Let's consider such polynomial: $$ W_n(z)=\sum_{k=1}^n kz^{k-1} $$ Tell whether this statement is true for any $n \in \mathbb{N}$: $$W_n(z)=0 \Rightarrow |z|<1$$
Here is what I have evaluated:
It is obvious that $z$ can't be a real number bigger or equal to $0$. Also, if $n$ is even, then $z$ can't be a real number smaller than $-1$, because if it was, we would have: $$W_n(z)=\sum_{k=1}^n kz^{k-1}=\sum_{k=1}^{\frac{n}{2}}\Big((2k+1)z^{2k}+2kz^{2k-1}\Big)=\sum_{k=1}^{\frac{n}{2}}z^{2k-1}\Big(2kz+2k+z\Big)$$ Both $z^{2k-1}$ and $2kz+2k+z$ are smaller than $-1$ so each term of the last sum is bigger than $1$ so the final sum is bigger than $0$.

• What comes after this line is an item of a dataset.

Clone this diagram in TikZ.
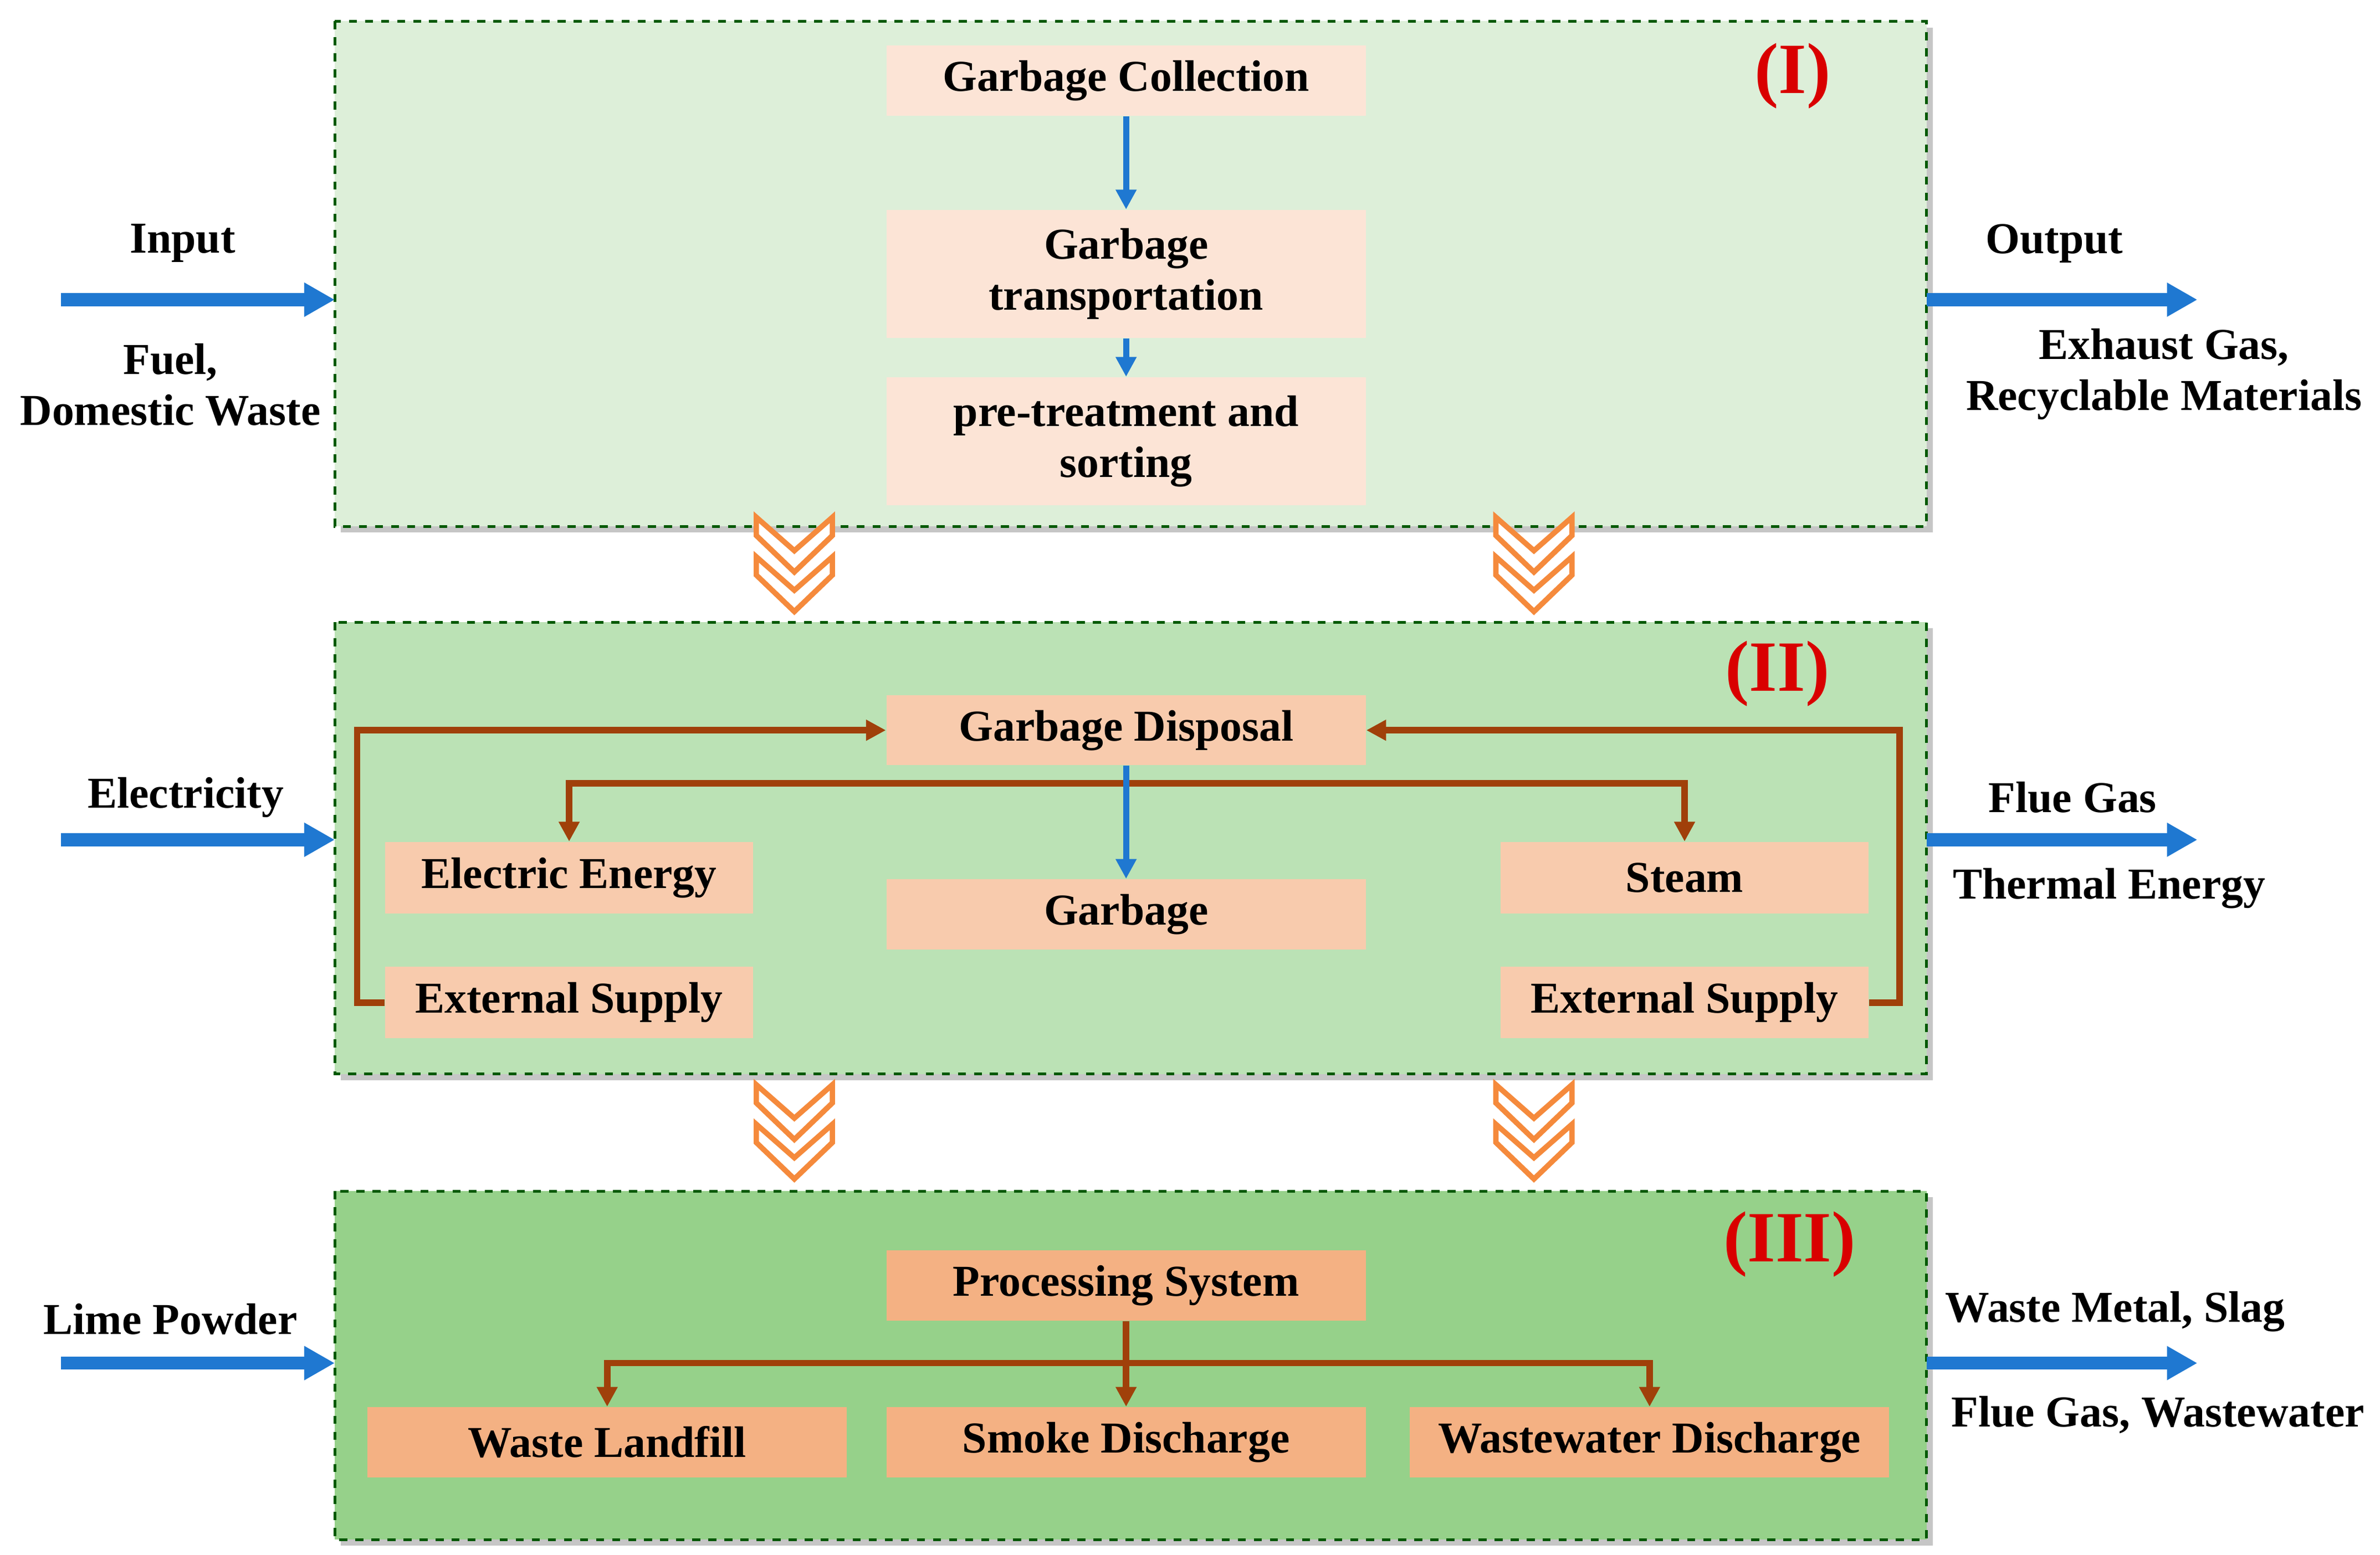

$W_n$ is the derivative of $P_n(z):= \sum_{k=0}^nz^k$, the roots of which are the $n+1$-th roots of unity (with the exception of $1$). By Gauss-Lucas theorem, the roots of $W_n$ lie in the convex hull of the roots of $P_n$. Besides, the roots of $P_n$ are all distinct, thus have multiplicity $1$ (so they are not roots of $W_n$). Therefore, the roots of $W_n$ lie stricly inside the unit disk, i.e. they have modules $<1$.